OBJECTIVE: Retype the run of lines that opens with the line containing "Emit a component" and closes with the line containing "const AXIS_X = 193;", exactly and inclusively, but skip the pictures.

SUPPLIED INFORMATION:
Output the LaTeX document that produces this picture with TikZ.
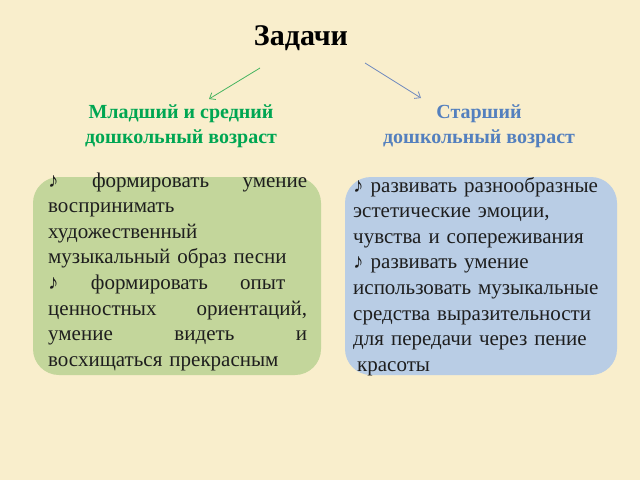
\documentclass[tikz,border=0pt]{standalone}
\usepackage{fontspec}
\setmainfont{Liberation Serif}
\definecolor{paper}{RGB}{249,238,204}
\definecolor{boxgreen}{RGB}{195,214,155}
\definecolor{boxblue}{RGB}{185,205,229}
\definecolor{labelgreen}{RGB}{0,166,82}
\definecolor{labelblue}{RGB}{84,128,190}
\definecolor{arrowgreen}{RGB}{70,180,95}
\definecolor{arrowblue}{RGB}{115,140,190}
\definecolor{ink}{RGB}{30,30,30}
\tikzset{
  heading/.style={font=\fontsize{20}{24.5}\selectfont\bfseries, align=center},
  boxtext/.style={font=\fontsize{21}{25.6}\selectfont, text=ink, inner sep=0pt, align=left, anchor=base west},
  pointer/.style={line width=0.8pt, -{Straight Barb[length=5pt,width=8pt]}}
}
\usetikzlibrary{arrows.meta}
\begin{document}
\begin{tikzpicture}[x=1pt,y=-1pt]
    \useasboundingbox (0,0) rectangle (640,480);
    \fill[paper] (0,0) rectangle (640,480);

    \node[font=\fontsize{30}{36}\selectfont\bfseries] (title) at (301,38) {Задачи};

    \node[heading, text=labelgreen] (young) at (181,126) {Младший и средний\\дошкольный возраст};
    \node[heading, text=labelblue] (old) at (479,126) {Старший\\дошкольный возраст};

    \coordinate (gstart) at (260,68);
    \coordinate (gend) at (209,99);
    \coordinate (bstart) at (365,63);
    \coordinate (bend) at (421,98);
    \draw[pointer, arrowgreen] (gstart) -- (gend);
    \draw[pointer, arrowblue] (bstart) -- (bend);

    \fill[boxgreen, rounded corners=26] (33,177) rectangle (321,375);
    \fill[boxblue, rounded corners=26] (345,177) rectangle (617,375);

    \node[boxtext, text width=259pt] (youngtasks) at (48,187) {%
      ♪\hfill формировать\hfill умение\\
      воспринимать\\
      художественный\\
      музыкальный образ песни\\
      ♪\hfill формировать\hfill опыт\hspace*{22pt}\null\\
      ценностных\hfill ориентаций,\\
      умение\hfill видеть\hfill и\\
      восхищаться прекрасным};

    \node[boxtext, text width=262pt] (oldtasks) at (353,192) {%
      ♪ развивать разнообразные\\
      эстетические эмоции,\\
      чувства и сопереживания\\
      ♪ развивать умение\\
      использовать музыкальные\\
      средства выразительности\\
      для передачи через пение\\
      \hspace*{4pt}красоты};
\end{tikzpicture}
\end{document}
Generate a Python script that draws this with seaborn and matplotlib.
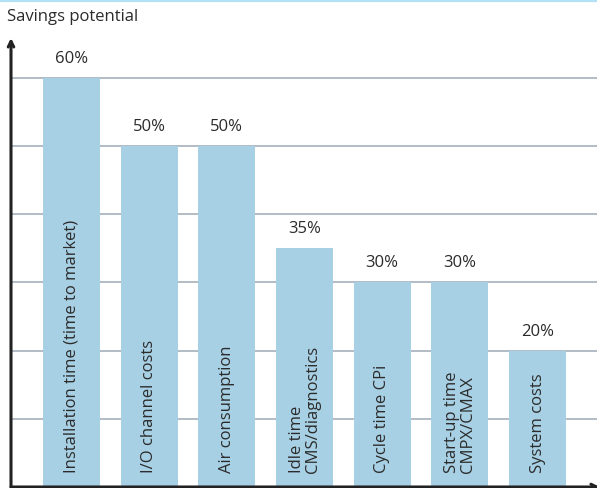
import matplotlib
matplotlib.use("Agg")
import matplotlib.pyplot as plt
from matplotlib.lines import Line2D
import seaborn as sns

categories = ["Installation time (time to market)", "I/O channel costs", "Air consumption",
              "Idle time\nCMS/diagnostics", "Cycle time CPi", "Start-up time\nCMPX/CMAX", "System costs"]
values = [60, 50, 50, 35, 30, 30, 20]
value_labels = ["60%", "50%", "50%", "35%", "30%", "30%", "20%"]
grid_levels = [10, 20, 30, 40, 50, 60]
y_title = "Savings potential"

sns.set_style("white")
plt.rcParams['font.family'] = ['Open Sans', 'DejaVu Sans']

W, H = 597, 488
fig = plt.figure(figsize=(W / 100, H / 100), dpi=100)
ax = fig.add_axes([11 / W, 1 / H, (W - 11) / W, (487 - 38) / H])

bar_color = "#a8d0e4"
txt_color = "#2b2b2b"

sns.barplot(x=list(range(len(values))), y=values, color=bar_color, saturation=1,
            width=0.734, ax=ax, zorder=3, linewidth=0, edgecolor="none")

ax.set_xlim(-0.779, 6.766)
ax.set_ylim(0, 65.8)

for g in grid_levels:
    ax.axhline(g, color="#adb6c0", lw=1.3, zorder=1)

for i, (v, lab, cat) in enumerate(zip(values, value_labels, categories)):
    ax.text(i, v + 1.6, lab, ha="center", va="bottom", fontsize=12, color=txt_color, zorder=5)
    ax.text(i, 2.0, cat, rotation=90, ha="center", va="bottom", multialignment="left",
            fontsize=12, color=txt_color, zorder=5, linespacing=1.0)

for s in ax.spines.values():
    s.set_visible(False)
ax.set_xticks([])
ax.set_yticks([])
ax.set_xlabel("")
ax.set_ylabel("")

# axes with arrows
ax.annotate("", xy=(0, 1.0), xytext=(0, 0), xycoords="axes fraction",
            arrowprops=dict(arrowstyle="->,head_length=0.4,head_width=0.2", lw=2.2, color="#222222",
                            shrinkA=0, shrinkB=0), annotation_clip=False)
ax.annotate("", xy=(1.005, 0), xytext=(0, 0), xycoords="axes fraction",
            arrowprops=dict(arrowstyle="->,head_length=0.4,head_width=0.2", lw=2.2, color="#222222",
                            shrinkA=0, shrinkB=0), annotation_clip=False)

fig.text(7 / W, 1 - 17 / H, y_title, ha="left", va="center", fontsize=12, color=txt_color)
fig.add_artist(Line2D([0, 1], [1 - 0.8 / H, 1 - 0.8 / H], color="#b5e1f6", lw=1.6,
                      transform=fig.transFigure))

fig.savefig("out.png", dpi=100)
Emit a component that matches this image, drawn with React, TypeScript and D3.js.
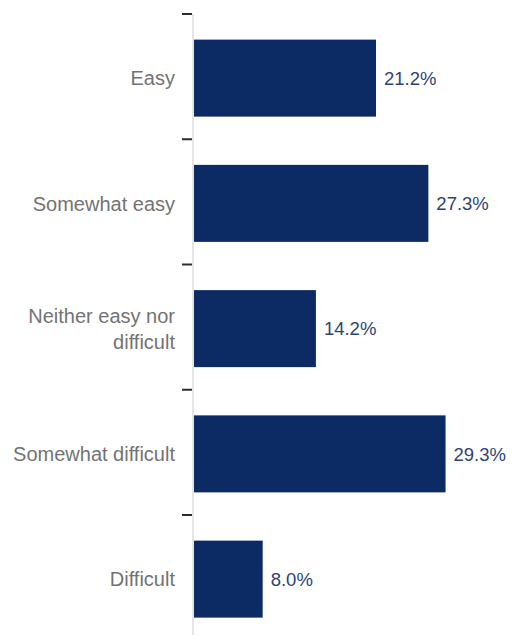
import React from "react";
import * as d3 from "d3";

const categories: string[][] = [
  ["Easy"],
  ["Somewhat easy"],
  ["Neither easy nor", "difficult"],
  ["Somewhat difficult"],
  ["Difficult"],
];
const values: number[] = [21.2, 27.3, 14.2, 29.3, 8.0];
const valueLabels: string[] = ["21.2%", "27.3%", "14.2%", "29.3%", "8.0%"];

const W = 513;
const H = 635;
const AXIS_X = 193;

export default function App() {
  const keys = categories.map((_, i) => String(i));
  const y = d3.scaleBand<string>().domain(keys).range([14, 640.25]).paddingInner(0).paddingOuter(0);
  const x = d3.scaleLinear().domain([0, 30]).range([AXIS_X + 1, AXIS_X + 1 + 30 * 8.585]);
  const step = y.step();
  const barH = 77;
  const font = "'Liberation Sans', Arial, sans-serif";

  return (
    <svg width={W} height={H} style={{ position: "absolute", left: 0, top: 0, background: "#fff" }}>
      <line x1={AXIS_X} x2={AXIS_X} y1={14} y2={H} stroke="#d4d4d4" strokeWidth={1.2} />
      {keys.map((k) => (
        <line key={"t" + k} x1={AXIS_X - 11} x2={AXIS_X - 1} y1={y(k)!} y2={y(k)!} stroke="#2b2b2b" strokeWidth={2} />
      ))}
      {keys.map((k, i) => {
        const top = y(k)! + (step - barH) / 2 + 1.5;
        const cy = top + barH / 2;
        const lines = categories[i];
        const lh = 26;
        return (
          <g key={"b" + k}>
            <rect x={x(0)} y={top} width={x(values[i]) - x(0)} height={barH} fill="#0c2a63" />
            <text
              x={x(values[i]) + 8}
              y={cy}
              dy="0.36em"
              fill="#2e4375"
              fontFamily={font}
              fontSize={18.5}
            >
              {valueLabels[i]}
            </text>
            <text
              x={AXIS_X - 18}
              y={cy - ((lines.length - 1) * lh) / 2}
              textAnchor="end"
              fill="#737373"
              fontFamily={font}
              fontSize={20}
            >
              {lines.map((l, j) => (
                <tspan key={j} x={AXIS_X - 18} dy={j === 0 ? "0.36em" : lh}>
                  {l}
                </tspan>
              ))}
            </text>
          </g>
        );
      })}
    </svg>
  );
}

TASK ANSWER:
Emit a component that matches this image, drawn with React, TypeScript and D3.js.
import React from "react";
import * as d3 from "d3";

const categories: string[][] = [
  ["Easy"],
  ["Somewhat easy"],
  ["Neither easy nor", "difficult"],
  ["Somewhat difficult"],
  ["Difficult"],
];
const values: number[] = [21.2, 27.3, 14.2, 29.3, 8.0];
const valueLabels: string[] = ["21.2%", "27.3%", "14.2%", "29.3%", "8.0%"];

const W = 513;
const H = 635;
const AXIS_X = 193;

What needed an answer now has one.